The Fed chairman, who is scheduled to speak at a Jackson Hole, Wyoming, conference on Aug. 26, used the annual gathering of economists last year to hint at a second round of so-called quantitative easing, in which the Fed purchased $600 billion of Treasuries from November 2010 to June.
Investors, such as Barton Biggs, managing partner and co- founder of Traxis Partners LP, have called for the Fed to embark on a new round of asset purchases. Yesterday’s announcement that the consumer price index rose 0.5 percent from June, more than twice the 0.2 percent median forecast of economists surveyed by Bloomberg News, may embolden Fed policy makers who oppose further such measures.
“It’s hard to say we have stagflation, but we do have inflation too high for the Fed to do QE3,” said Marc Chandler, global head of currency strategy for Brown Brothers Harriman & Co. in New York.
The economy’s need for additional help was underscored by the Philadelphia Fed’s general economic index dropping to minus 30.7 this month, the lowest since March 2009, when the economy was in a recession.
Bernanke on July 13 told Congress the Fed is prepared to take additional action, including buying more government bonds, if the economy appeared in danger of stalling or if deflation pressures emerged. The Fed on Aug. 9 cracked the door wider to such action when it offered a much more downbeat assessment of the economy. That same day, the Fed pledged to hold a key interest rate at a record low near zero through mid-2013 to help bolster the recovery.
Rising inflation may intensify debate among policy makers after three regional Fed bank presidents voted against last week’s decision, the most dissent in almost 19 years. The dissenters were Philadelphia Fed President Charles Plosser, Dallas Fed chief Richard Fisher and Narayana Kocherlakota of Minneapolis.
Paul Dales, senior U.S. economist at Capital Economics Ltd. in Toronto, said the inflation picture will likely stay the Fed’s hand. The core CPI was 0.9 percent on the eve of the Jackson Hole meeting last year and was expected to decline, Dales said. Now, it stands at an annualized 1.8 percent and may continue rising, he added.
“We probably won’t get any more significant policy stimulus this year, but early next year once it becomes clear that core inflation begins to fall back, then QE3 could well be on the table again,” he said.
Fears of a new recession may prove overstated. Chandler said he expects the economy to grow at a faster rate in the current quarter than it did in the previous three months, when it rose at an annual rate of 1.3 percent.
New York Fed President William Dudley said in a speech in Newark, New Jersey, the risk of a renewed recession remains “quite low.” And Biggs told Bloomberg Television: “We’re in a stagnant but not collapsing economy.”
Another report showed fewer Americans on average filed claims for unemployment benefits over the past month, indicating the job market is holding up for now.

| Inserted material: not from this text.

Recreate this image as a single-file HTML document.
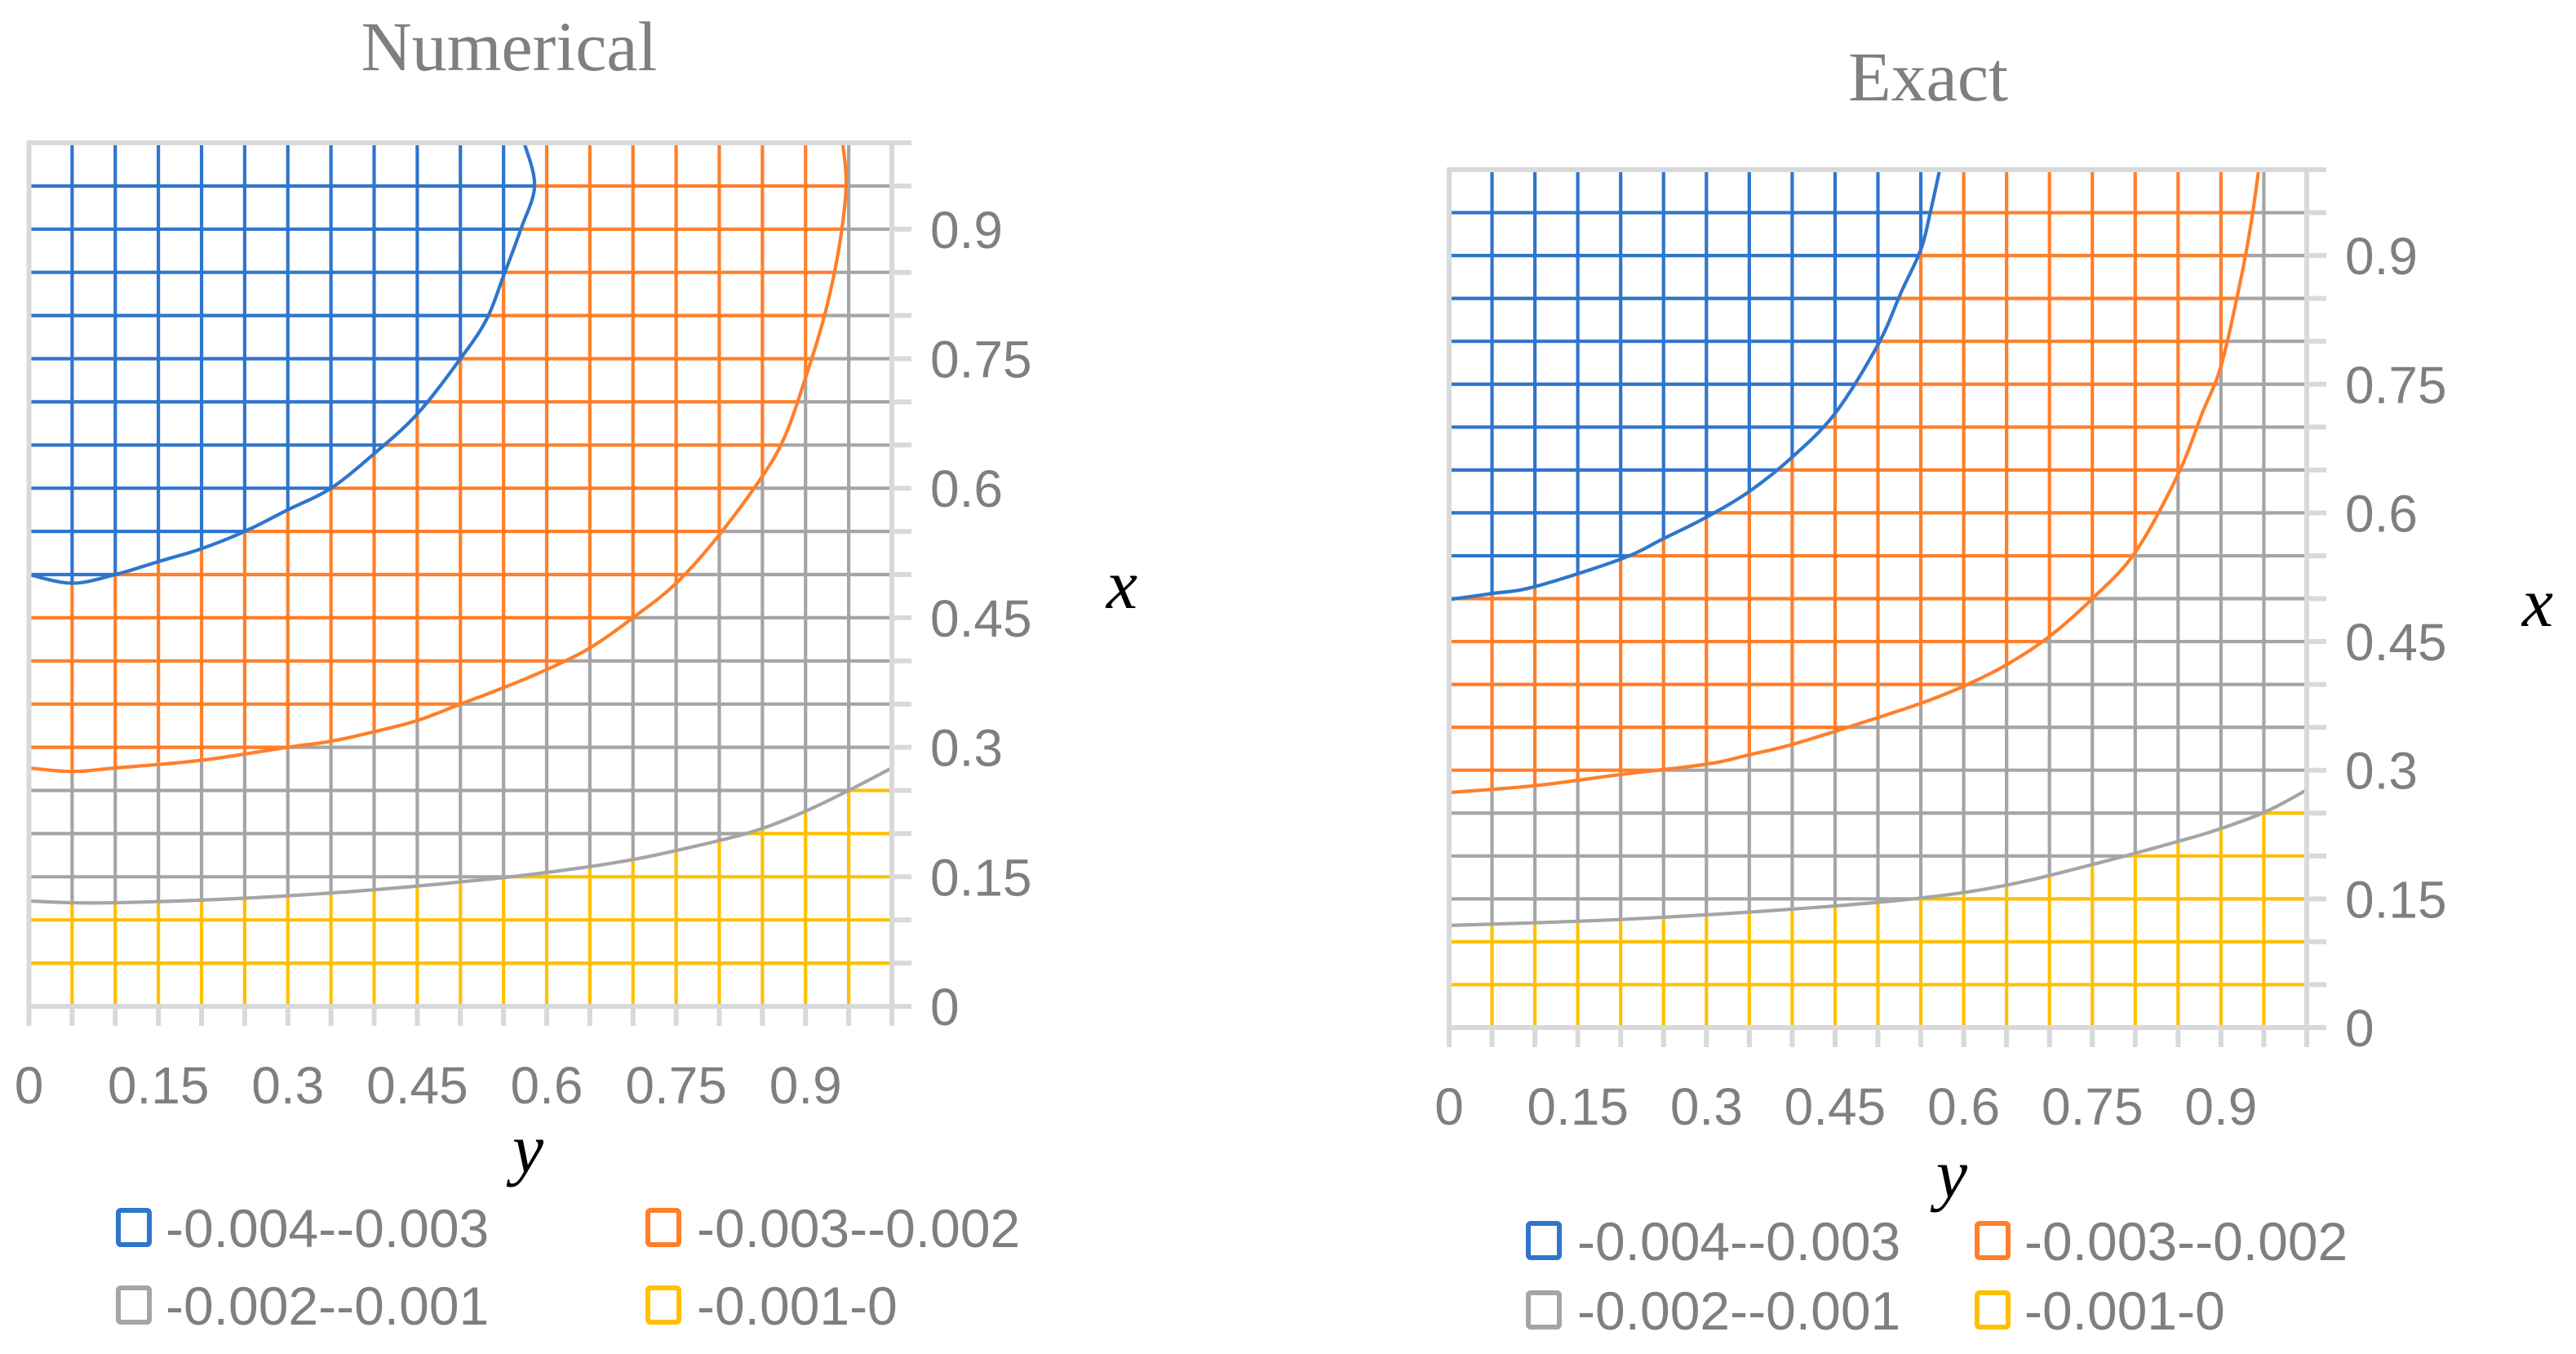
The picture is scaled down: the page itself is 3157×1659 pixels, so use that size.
<!DOCTYPE html>
<html><head><meta charset="utf-8"><style>
html,body{margin:0;padding:0;background:#fff;}
svg{display:block;}
text{font-family:"Liberation Sans",sans-serif;}
</style></head><body>
<svg id="root" width="3157" height="1659" viewBox="0 0 3157 1659" xmlns="http://www.w3.org/2000/svg">
<defs id="defs"></defs>
<g id="chartNum"></g>
<g id="chartExact"></g>
<text x="624" y="86" text-anchor="middle" font-size="86" fill="#7f7f7f" style="font-family:'Liberation Serif',serif">Numerical</text>
<text x="2363" y="123" text-anchor="middle" font-size="86" fill="#7f7f7f" style="font-family:'Liberation Serif',serif">Exact</text>
<text x="1375" y="745" text-anchor="middle" font-size="86" font-style="italic" fill="#000" style="font-family:'Liberation Serif',serif">x</text>
<text x="3110" y="767" text-anchor="middle" font-size="86" font-style="italic" fill="#000" style="font-family:'Liberation Serif',serif">x</text>
<text x="647" y="1436" text-anchor="middle" font-size="86" font-style="italic" fill="#000" style="font-family:'Liberation Serif',serif">y</text>
<text x="2392" y="1467" text-anchor="middle" font-size="86" font-style="italic" fill="#000" style="font-family:'Liberation Serif',serif">y</text>
<g id="legendNum"></g>
<g id="legendExact"></g>
</svg>
<script>
const numBlueY=[0,0.05,0.1,0.15,0.2,0.25,0.3,0.35,0.4,0.45,0.5,0.53,0.55,0.57,0.586,0.574];
const numBlueX=[0.5,0.49,0.5,0.515,0.53,0.55,0.575,0.6,0.64,0.686,0.75,0.795,0.846,0.9,0.95,1.0];
const numOrangeY=[0,0.05,0.1,0.2,0.3,0.35,0.4,0.45,0.5,0.55,0.6,0.65,0.7,0.75,0.8,0.85,0.876,0.9,0.923,0.939,0.947,0.943];
const numOrangeX=[0.276,0.272,0.276,0.285,0.30,0.307,0.318,0.331,0.35,0.369,0.39,0.415,0.45,0.49,0.546,0.614,0.66,0.728,0.804,0.88,0.95,1.0];
const numGrayY=[0,0.05,0.1,0.2,0.3,0.4,0.5,0.6,0.7,0.8,0.85,0.9,0.95,1.0];
const numGrayX=[0.122,0.12,0.12,0.123,0.128,0.135,0.144,0.155,0.17,0.192,0.206,0.226,0.25,0.276];

const exBlueY=[0,0.05,0.1,0.2,0.25,0.3,0.35,0.4,0.45,0.5,0.527,0.55,0.561,0.572];
const exBlueX=[0.499,0.506,0.514,0.546,0.57,0.595,0.625,0.665,0.716,0.796,0.857,0.907,0.95,1.0];
const exOrangeY=[0,0.1,0.2,0.3,0.35,0.4,0.474,0.55,0.6,0.65,0.7,0.75,0.8,0.85,0.878,0.9,0.922,0.935,0.944];
const exOrangeX=[0.274,0.282,0.295,0.307,0.318,0.33,0.353,0.378,0.398,0.423,0.456,0.5,0.554,0.645,0.716,0.771,0.867,0.937,1.0];
const exGrayY=[0,0.2,0.4,0.55,0.65,0.75,0.85,0.9,0.953,1.0];
const exGrayX=[0.119,0.126,0.138,0.151,0.166,0.19,0.217,0.232,0.252,0.277];

const tickValues=[0,0.15,0.3,0.45,0.6,0.75,0.9];
const tickLabels=["0","0.15","0.3","0.45","0.6","0.75","0.9"];
const legendLabels=["-0.004--0.003","-0.003--0.002","-0.002--0.001","-0.001-0"];
const gridCount=20;

const NS="http://www.w3.org/2000/svg";
const COL={blue:"#2F75CC",orange:"#FF7F2A",gray:"#A5A5A5",yellow:"#FFC000",axis:"#D9D9D9",text:"#7f7f7f"};
const defs=document.getElementById('defs');
function mk(tag,attrs,parent){const e=document.createElementNS(NS,tag);for(const k in attrs)e.setAttribute(k,attrs[k]);parent.appendChild(e);return e;}
// Catmull-Rom smoothing into dense point list
function smooth(p){
  if(p.length<3)return p.slice();
  const out=[];
  for(let i=0;i<p.length-1;i++){
    const p0=p[Math.max(0,i-1)],p1=p[i],p2=p[i+1],p3=p[Math.min(p.length-1,i+2)];
    for(let s=0;s<8;s++){
      const t=s/8,t2=t*t,t3=t2*t;
      const f=(a,b,c,d)=>0.5*((2*b)+(-a+c)*t+(2*a-5*b+4*c-d)*t2+(-a+3*b-3*c+d)*t3);
      out.push([f(p0[0],p1[0],p2[0],p3[0]),f(p0[1],p1[1],p2[1],p3[1])]);
    }
  }
  out.push(p[p.length-1]);
  return out;
}

function drawChart(g,prefix,P,blueY,blueX,orY,orX,grY,grX,labelBaseY){
  const sx=v=>P.x0+v*P.w;
  const sy=v=>P.top+P.h-v*P.h;
  const pts=(Y,X)=>smooth(Y.map((y,i)=>[sx(y),sy(X[i])]));
  const blue=pts(blueY,blueX),orange=pts(orY,orX),gray=pts(grY,grX);
  const rev=a=>a.slice().reverse();
  const regions=[
    ["yellow",COL.yellow,gray.concat([[sx(1),sy(0)],[sx(0),sy(0)]])],
    ["gray",COL.gray,gray.concat([[sx(1),sy(1)]],rev(orange))],
    ["orange",COL.orange,orange.concat(rev(blue))],
    ["blue",COL.blue,blue.concat([[sx(0),sy(1)]])]
  ];
  regions.forEach(([name,color,poly])=>{
    const cp=mk('clipPath',{id:prefix+'-clip-'+name},defs);
    mk('polygon',{points:poly.map(p=>p.join(',')).join(' ')},cp);
    const rg=mk('g',{'clip-path':'url(#'+prefix+'-clip-'+name+')'},g);
    
    
    for(let k=1;k<gridCount;k++){
      const v=k/gridCount;
      mk('line',{x1:P.x0,x2:P.x0+P.w,y1:sy(v),y2:sy(v),stroke:color,'stroke-width':4.2},rg);
      mk('line',{x1:sx(v),x2:sx(v),y1:P.top,y2:P.top+P.h,stroke:color,'stroke-width':4.2},rg);
    }
  });
  [["gray",COL.gray,gray],["orange",COL.orange,orange],["blue",COL.blue,blue]].forEach(([n,c,p])=>{
    const pl=mk('polyline',{points:p.map(q=>q.join(',')).join(' '),fill:'none',stroke:c,'stroke-width':4.2,'stroke-linejoin':'round'},g);
    
    
  });
  const ax=mk('g',{},g);
  
  
  mk('rect',{x:P.x0,y:P.top,width:P.w,height:P.h,fill:'none',stroke:COL.axis,'stroke-width':6},ax);
  for(let k=0;k<=gridCount;k++){
    const v=k/gridCount;
    mk('line',{x1:P.x0+P.w,x2:P.x0+P.w+24,y1:sy(v),y2:sy(v),stroke:COL.axis,'stroke-width':6},ax);
    mk('line',{x1:sx(v),x2:sx(v),y1:P.top+P.h,y2:P.top+P.h+24,stroke:COL.axis,'stroke-width':6},ax);
  }
  tickValues.forEach((v,i)=>{
    const t=mk('text',{x:P.x0+P.w+47,y:sy(v)+23,'font-size':64,fill:COL.text},g);
    t.textContent=tickLabels[i];
    
    
    const b=mk('text',{x:sx(v),y:labelBaseY,'font-size':64,fill:COL.text,'text-anchor':'middle'},g);
    b.textContent=tickLabels[i];
    
    
  });
}
drawChart(document.getElementById('chartNum'),'num',{x0:35.5,top:175,w:1057.5,h:1058},numBlueY,numBlueX,numOrangeY,numOrangeX,numGrayY,numGrayX,1352);
drawChart(document.getElementById('chartExact'),'ex',{x0:1776,top:208,w:1051,h:1051},exBlueY,exBlueX,exOrangeY,exOrangeX,exGrayY,exGrayX,1378);

function drawLegend(g,L){
  const cols=[COL.blue,COL.orange,COL.gray,COL.yellow];
  legendLabels.forEach((lab,i)=>{
    const cx=i%2===0?L.sq1:L.sq2, tx=i%2===0?L.t1:L.t2, cy=i<2?L.r1:L.r2;
    const it=mk('g',{},g);
    
    
    mk('rect',{x:cx+3,y:cy-21,width:38,height:42,rx:3,fill:'none',stroke:cols[i],'stroke-width':6},it);
    const t=mk('text',{x:tx,y:cy+24,'font-size':66,fill:COL.text},it);
    t.textContent=lab;
  });
}
drawLegend(document.getElementById('legendNum'),{sq1:142,sq2:791,t1:203,t2:854,r1:1504,r2:1599});
drawLegend(document.getElementById('legendExact'),{sq1:1870,sq2:2420,t1:1933,t2:2481,r1:1520,r2:1605});
</script>
</body></html>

Reports yesterday also showed the residential real-estate market continues to stagnate and consumers’ economic expectations plunged. Additionally, the index of leading indicators climbed, boosted by an increase in money supply that may reflect a flight to safety.
Figures from the Labor Department yesterday showed the average number of workers filing applications for jobless benefits over the past four weeks dropped to 402,500, the lowest since April 16. The weekly readings, which tend to be more volatile, showed claims climbed by 9,000 to 408,000 in the period ended Aug. 13, the highest in a month.
‘Not Recession Material’
These data are “not recession material,” said Chris Rupkey, chief financial economist at Bank of Tokyo-Mitsubishi UFJ Ltd., in New York. The plunge in stocks in recent weeks “could start to worry businesses enough for them to lay off workers,” Rupkey said. Nonetheless, claims show “this is not happening yet, but we need to watch closely for the next couple of weeks.”
Consumer prices were pushed higher by rising costs for fuel that have since retreated, and by an increase in food expenses.
Excluding energy and food costs, which are usually more volatile, the so-called core gauge rose over the past year to the greater-than-projected 1.8 percent. It was the biggest 12- month gain in more than a year.
The Fed’s informal target range for longer-term core inflation is 1.7 percent to 2 percent as measured by a Commerce Department gauge tied to consumer spending.